Did you know that the Airbnb model is posing a growing threat to landlords as more and more tenants are sub-letting rooms without their landlord’s permission or knowledge?


For those who may not be aware of the phenomenon, Airbnb is an online marketplace connecting travellers with local hosts worldwide (people who list rooms on the site so as to earn extra income).  It has caught on like wildfire, as it provides travellers with a cheaper and more interesting alternative to traditional accommodations.

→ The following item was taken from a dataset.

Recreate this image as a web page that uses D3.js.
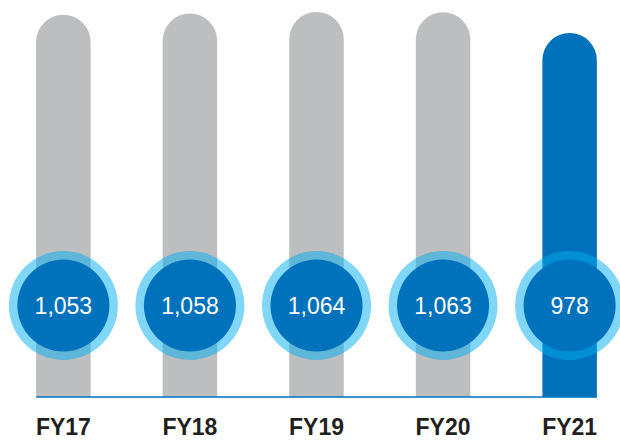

This type of web platform allows home owners to let individual rooms or a whole property to visitors on a nightly basis.  Which is all well and good for property owners looking to make some extra income but it is also enables tenants to inappropriately profit from their landlord’s asset by taking in paying guests and pocketing the cash, while the landlord remains blissfully ignorant.    There have been cases where, quite clearly, tenants are making thousands of pounds from exploiting the service to a high volume of holiday makers on a weekly basis.  In a recent case of a London property, it was thought that more than 300 people stayed in a landlord’s property in one year, unbeknown to the landlord!


Sub-letting, which this is, not only breaches most tenancy agreements and creates additional wear and tear issues, but it also leaves private landlords vulnerable to being in breach of their mortgage terms, invalidates insurance policies and contravenes conditions concerned with letting out shared homes.  Eviction specialists have spoken out about the growing issue of tenants subletting their rental properties on peer-to-peer websites like Airbnb and the trend is not likely to decrease any time soon.


So Nottinghamshire and South Yorkshire landlords, be cautious.  You may be thrilled that your delightful, friendly tenant not only pays the rent on the dot, keeps your house/apartment in spick and span condition, and has the  bedrooms looking as pretty and stylish as in any boutique hotel….



The problem is -  your property may very well be a hotel!